How to avoid paying tax on your van
Driving a van as your company vehicle can be much cheaper than having a car and can even be zero tax in circumstances where a car would be taxable. What conditions must be met for tax-free use?
Current benefit in kind charges on a van
As with most years, the government has increased once again the benefit in kind on using a van for personal use by employees (including directors). For 2018/19 tax year – having a company van with personal use will set you back by a taxable sum of £3,350 (£3,230 for 2017/18 tax year). If you also enjoy the fuel on top for personal use – it’s an extra taxable income of £633 (was £610 for 2017/18).
For example, based on those rates, a higher tax rate payer will pay £1,593 on the perk of using the van (and fuel) for private journeys.
Do I have to pay tax on having a company van?
However, where the Restricted Private Use condition is met – no tax liability is due to the tax man on the van and fuel.
In other words, unlike tax rules on cars – you can use the van to travel from home to work and back (and even stop for a quick food shop along the way which considered insignificant) but you won’t be able to use it for any private journeys beyond that.
So what is an insignificant use of the van
Here are a few examples on what HMRC considers as insignificant private use:
No regular private patterns of private use should take place.

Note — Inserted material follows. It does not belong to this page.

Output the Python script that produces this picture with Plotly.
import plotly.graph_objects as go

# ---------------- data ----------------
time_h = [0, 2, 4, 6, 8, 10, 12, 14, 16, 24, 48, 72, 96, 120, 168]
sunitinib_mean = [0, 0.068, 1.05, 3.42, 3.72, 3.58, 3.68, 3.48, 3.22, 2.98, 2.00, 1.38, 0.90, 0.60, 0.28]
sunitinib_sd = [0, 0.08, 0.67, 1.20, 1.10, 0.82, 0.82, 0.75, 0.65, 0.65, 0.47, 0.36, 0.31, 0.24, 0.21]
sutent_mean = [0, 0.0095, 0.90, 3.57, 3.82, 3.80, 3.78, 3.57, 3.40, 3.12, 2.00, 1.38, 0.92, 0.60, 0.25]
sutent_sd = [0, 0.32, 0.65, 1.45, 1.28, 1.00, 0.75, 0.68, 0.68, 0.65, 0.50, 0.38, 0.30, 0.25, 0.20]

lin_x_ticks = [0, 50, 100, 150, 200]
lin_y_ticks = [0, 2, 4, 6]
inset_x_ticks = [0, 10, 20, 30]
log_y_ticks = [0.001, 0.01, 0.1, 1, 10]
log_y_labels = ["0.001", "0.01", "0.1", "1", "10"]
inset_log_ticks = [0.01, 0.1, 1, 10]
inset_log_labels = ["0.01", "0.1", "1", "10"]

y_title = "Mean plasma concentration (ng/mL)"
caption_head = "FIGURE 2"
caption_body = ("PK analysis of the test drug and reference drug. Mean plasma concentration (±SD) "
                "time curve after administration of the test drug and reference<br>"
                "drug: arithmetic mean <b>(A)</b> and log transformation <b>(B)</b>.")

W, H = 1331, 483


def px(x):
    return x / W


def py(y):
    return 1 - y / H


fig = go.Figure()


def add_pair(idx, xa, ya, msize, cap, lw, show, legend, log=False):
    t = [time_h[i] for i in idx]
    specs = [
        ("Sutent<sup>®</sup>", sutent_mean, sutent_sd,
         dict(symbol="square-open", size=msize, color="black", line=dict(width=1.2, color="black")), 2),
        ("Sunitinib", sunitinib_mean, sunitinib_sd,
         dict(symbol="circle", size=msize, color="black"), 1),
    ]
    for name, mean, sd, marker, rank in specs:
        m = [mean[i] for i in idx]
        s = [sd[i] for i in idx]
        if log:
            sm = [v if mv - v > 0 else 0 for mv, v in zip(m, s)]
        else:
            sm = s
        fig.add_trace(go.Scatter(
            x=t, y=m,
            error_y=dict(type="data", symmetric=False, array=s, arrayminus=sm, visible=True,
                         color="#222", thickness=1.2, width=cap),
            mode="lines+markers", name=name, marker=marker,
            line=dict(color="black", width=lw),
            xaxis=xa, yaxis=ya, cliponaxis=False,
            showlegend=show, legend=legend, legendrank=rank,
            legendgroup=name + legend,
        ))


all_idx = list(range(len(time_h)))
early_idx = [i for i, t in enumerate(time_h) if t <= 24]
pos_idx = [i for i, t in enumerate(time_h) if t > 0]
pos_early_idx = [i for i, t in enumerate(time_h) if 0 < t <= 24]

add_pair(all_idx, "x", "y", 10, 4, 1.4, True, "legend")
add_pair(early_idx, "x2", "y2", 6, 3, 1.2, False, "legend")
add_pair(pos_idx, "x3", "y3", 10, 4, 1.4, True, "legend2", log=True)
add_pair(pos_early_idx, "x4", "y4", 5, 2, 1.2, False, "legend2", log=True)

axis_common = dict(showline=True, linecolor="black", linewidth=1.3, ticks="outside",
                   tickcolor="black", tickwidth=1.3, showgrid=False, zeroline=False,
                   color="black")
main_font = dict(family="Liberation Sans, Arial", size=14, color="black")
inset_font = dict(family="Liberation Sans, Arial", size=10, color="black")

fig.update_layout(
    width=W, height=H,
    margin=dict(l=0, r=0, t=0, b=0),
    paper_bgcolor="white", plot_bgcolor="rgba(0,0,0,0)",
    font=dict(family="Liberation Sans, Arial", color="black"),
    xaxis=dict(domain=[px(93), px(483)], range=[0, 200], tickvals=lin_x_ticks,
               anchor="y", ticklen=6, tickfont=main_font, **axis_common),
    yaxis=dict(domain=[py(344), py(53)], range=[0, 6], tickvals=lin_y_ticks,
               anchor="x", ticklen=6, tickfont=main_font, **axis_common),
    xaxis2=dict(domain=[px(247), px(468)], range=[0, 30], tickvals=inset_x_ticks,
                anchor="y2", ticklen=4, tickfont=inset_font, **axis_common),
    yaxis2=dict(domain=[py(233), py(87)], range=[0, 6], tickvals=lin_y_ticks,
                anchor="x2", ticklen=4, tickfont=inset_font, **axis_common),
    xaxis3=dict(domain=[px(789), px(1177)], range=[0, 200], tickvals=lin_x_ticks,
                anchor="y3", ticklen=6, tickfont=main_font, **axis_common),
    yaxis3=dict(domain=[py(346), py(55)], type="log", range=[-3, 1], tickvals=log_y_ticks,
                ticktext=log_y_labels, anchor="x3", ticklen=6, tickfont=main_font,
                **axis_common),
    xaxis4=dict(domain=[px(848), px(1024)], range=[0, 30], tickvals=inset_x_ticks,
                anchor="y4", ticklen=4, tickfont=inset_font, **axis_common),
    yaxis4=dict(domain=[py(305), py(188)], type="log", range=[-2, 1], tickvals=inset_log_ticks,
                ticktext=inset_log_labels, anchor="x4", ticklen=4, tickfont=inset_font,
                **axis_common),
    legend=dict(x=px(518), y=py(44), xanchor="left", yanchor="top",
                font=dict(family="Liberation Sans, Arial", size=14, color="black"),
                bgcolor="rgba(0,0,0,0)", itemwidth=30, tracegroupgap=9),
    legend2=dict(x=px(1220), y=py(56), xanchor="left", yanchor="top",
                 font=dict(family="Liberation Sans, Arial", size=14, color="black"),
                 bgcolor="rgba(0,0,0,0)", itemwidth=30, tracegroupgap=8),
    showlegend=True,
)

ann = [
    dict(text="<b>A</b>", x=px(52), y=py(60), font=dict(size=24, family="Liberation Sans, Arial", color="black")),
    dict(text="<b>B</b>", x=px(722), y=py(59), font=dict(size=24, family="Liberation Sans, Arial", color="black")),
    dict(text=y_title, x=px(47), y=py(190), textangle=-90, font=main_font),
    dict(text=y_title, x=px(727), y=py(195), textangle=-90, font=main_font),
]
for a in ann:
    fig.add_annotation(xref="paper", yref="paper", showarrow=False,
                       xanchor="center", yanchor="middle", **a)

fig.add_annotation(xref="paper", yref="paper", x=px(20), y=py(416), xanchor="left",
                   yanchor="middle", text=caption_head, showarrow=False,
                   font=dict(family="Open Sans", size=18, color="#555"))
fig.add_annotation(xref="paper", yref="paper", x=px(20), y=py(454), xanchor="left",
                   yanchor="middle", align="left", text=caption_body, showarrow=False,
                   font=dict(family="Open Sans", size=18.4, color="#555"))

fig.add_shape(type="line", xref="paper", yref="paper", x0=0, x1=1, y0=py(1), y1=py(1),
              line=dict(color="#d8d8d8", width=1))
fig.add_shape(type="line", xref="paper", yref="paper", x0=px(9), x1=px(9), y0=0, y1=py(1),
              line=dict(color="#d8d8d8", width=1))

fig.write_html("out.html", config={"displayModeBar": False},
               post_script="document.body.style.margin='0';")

A one off private journey, probably a few days during the entire tax year is allowed.
Further examples can be found here (https://www.gov.uk/hmrc-internal-manuals/employment-income-manual/eim22880)
In reality – it will be difficult for HMRC to argue whether you have used the van too much for private use. You should however take care when using the company van and stick to HMRC’s rules as closely as possible.
Artema also suggests that you take the extra steps and provide your employees with a written policy that the van is not to be used for private journeys unless they are insignificant.